§ **Short task**
Give back the records below exactly, every one, with no pictures.

§ **Records to use**
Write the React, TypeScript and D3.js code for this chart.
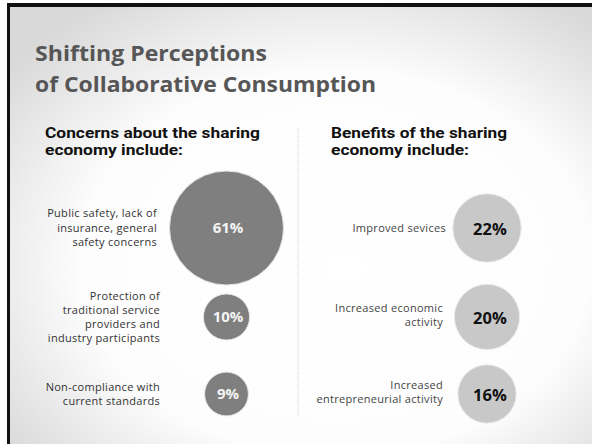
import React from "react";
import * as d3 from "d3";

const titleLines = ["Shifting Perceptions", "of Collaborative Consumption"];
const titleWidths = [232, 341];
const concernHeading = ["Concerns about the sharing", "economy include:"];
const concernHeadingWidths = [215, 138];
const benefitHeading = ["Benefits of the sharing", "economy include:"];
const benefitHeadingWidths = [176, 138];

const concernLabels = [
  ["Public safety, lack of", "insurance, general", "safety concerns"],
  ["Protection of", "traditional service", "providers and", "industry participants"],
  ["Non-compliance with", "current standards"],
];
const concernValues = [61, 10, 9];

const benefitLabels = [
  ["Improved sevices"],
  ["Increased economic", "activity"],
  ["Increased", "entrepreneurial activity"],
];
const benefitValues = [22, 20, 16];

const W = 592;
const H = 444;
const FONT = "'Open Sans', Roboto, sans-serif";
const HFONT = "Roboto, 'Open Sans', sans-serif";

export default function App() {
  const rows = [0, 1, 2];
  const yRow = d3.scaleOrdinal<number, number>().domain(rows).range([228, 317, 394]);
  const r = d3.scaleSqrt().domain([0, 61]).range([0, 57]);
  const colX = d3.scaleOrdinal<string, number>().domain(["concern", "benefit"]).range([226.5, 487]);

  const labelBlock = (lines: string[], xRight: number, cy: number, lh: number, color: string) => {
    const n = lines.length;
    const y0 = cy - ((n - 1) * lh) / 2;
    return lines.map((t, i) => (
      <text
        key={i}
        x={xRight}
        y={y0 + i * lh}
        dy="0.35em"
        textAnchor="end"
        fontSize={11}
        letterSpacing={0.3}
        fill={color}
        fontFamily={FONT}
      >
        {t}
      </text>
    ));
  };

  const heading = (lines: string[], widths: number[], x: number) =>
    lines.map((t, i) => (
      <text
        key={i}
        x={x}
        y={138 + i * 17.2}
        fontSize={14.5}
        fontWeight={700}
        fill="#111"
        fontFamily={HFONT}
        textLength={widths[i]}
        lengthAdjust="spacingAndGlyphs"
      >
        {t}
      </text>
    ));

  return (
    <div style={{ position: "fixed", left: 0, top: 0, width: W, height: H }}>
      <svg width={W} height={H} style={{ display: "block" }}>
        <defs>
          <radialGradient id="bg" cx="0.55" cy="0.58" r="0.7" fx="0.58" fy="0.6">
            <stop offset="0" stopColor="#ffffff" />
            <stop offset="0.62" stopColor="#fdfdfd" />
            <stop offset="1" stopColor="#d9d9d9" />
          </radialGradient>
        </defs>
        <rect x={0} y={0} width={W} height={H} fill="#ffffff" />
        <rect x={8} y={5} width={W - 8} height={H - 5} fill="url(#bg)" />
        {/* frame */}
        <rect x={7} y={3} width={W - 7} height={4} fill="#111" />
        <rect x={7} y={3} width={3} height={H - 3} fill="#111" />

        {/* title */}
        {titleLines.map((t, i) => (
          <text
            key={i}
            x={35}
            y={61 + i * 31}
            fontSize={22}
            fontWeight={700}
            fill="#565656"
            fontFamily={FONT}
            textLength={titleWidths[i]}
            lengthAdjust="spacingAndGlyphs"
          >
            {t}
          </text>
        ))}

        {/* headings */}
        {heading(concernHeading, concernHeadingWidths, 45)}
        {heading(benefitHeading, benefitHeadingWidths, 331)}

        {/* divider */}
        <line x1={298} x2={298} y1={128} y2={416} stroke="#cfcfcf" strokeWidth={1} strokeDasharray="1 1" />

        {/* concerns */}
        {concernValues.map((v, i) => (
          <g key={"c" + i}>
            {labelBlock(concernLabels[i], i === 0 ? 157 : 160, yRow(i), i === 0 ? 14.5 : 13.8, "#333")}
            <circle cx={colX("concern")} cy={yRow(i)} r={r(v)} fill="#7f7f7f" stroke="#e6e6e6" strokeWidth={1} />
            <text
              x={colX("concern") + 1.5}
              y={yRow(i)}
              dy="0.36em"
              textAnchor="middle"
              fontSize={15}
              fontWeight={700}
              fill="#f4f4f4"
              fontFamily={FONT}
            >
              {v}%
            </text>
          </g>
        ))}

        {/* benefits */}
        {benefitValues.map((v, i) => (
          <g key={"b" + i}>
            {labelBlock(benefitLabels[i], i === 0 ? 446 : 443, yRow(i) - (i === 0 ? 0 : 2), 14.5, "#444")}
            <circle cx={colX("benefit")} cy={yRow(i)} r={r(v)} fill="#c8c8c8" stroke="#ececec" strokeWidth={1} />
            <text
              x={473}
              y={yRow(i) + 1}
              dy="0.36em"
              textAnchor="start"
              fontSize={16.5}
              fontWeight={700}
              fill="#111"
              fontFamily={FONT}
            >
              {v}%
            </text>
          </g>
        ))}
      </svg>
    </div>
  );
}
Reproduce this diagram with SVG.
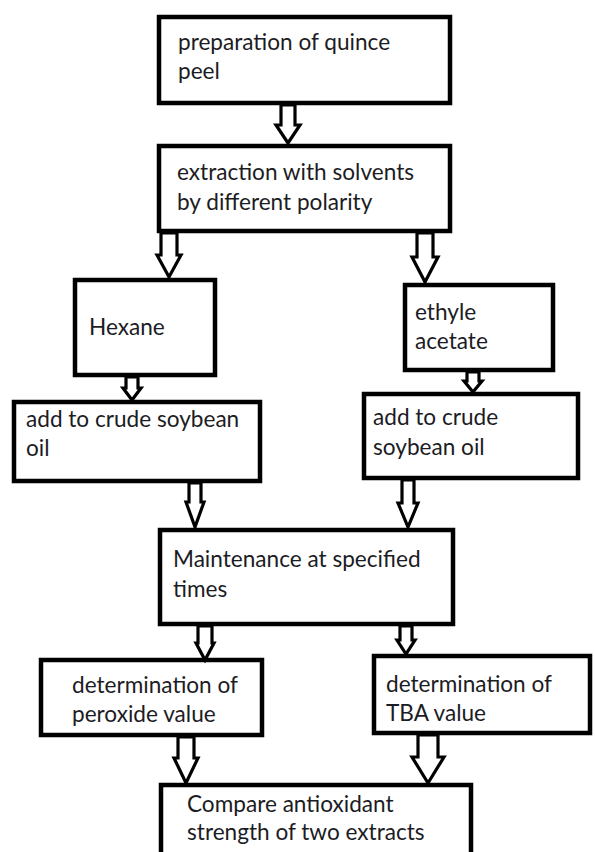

§ **Answer in full**
Write the React, TypeScript and D3.js code for this chart.
import React from "react";
import * as d3 from "d3";

const titleLines = ["Shifting Perceptions", "of Collaborative Consumption"];
const titleWidths = [232, 341];
const concernHeading = ["Concerns about the sharing", "economy include:"];
const concernHeadingWidths = [215, 138];
const benefitHeading = ["Benefits of the sharing", "economy include:"];
const benefitHeadingWidths = [176, 138];

const concernLabels = [
  ["Public safety, lack of", "insurance, general", "safety concerns"],
  ["Protection of", "traditional service", "providers and", "industry participants"],
  ["Non-compliance with", "current standards"],
];
const concernValues = [61, 10, 9];

const benefitLabels = [
  ["Improved sevices"],
  ["Increased economic", "activity"],
  ["Increased", "entrepreneurial activity"],
];
const benefitValues = [22, 20, 16];

const W = 592;
const H = 444;
const FONT = "'Open Sans', Roboto, sans-serif";
const HFONT = "Roboto, 'Open Sans', sans-serif";

export default function App() {
  const rows = [0, 1, 2];
  const yRow = d3.scaleOrdinal<number, number>().domain(rows).range([228, 317, 394]);
  const r = d3.scaleSqrt().domain([0, 61]).range([0, 57]);
  const colX = d3.scaleOrdinal<string, number>().domain(["concern", "benefit"]).range([226.5, 487]);

  const labelBlock = (lines: string[], xRight: number, cy: number, lh: number, color: string) => {
    const n = lines.length;
    const y0 = cy - ((n - 1) * lh) / 2;
    return lines.map((t, i) => (
      <text
        key={i}
        x={xRight}
        y={y0 + i * lh}
        dy="0.35em"
        textAnchor="end"
        fontSize={11}
        letterSpacing={0.3}
        fill={color}
        fontFamily={FONT}
      >
        {t}
      </text>
    ));
  };

  const heading = (lines: string[], widths: number[], x: number) =>
    lines.map((t, i) => (
      <text
        key={i}
        x={x}
        y={138 + i * 17.2}
        fontSize={14.5}
        fontWeight={700}
        fill="#111"
        fontFamily={HFONT}
        textLength={widths[i]}
        lengthAdjust="spacingAndGlyphs"
      >
        {t}
      </text>
    ));

  return (
    <div style={{ position: "fixed", left: 0, top: 0, width: W, height: H }}>
      <svg width={W} height={H} style={{ display: "block" }}>
        <defs>
          <radialGradient id="bg" cx="0.55" cy="0.58" r="0.7" fx="0.58" fy="0.6">
            <stop offset="0" stopColor="#ffffff" />
            <stop offset="0.62" stopColor="#fdfdfd" />
            <stop offset="1" stopColor="#d9d9d9" />
          </radialGradient>
        </defs>
        <rect x={0} y={0} width={W} height={H} fill="#ffffff" />
        <rect x={8} y={5} width={W - 8} height={H - 5} fill="url(#bg)" />
        {/* frame */}
        <rect x={7} y={3} width={W - 7} height={4} fill="#111" />
        <rect x={7} y={3} width={3} height={H - 3} fill="#111" />

        {/* title */}
        {titleLines.map((t, i) => (
          <text
            key={i}
            x={35}
            y={61 + i * 31}
            fontSize={22}
            fontWeight={700}
            fill="#565656"
            fontFamily={FONT}
            textLength={titleWidths[i]}
            lengthAdjust="spacingAndGlyphs"
          >
            {t}
          </text>
        ))}

        {/* headings */}
        {heading(concernHeading, concernHeadingWidths, 45)}
        {heading(benefitHeading, benefitHeadingWidths, 331)}

        {/* divider */}
        <line x1={298} x2={298} y1={128} y2={416} stroke="#cfcfcf" strokeWidth={1} strokeDasharray="1 1" />

        {/* concerns */}
        {concernValues.map((v, i) => (
          <g key={"c" + i}>
            {labelBlock(concernLabels[i], i === 0 ? 157 : 160, yRow(i), i === 0 ? 14.5 : 13.8, "#333")}
            <circle cx={colX("concern")} cy={yRow(i)} r={r(v)} fill="#7f7f7f" stroke="#e6e6e6" strokeWidth={1} />
            <text
              x={colX("concern") + 1.5}
              y={yRow(i)}
              dy="0.36em"
              textAnchor="middle"
              fontSize={15}
              fontWeight={700}
              fill="#f4f4f4"
              fontFamily={FONT}
            >
              {v}%
            </text>
          </g>
        ))}

        {/* benefits */}
        {benefitValues.map((v, i) => (
          <g key={"b" + i}>
            {labelBlock(benefitLabels[i], i === 0 ? 446 : 443, yRow(i) - (i === 0 ? 0 : 2), 14.5, "#444")}
            <circle cx={colX("benefit")} cy={yRow(i)} r={r(v)} fill="#c8c8c8" stroke="#ececec" strokeWidth={1} />
            <text
              x={473}
              y={yRow(i) + 1}
              dy="0.36em"
              textAnchor="start"
              fontSize={16.5}
              fontWeight={700}
              fill="#111"
              fontFamily={FONT}
            >
              {v}%
            </text>
          </g>
        ))}
      </svg>
    </div>
  );
}
Reproduce this diagram with SVG.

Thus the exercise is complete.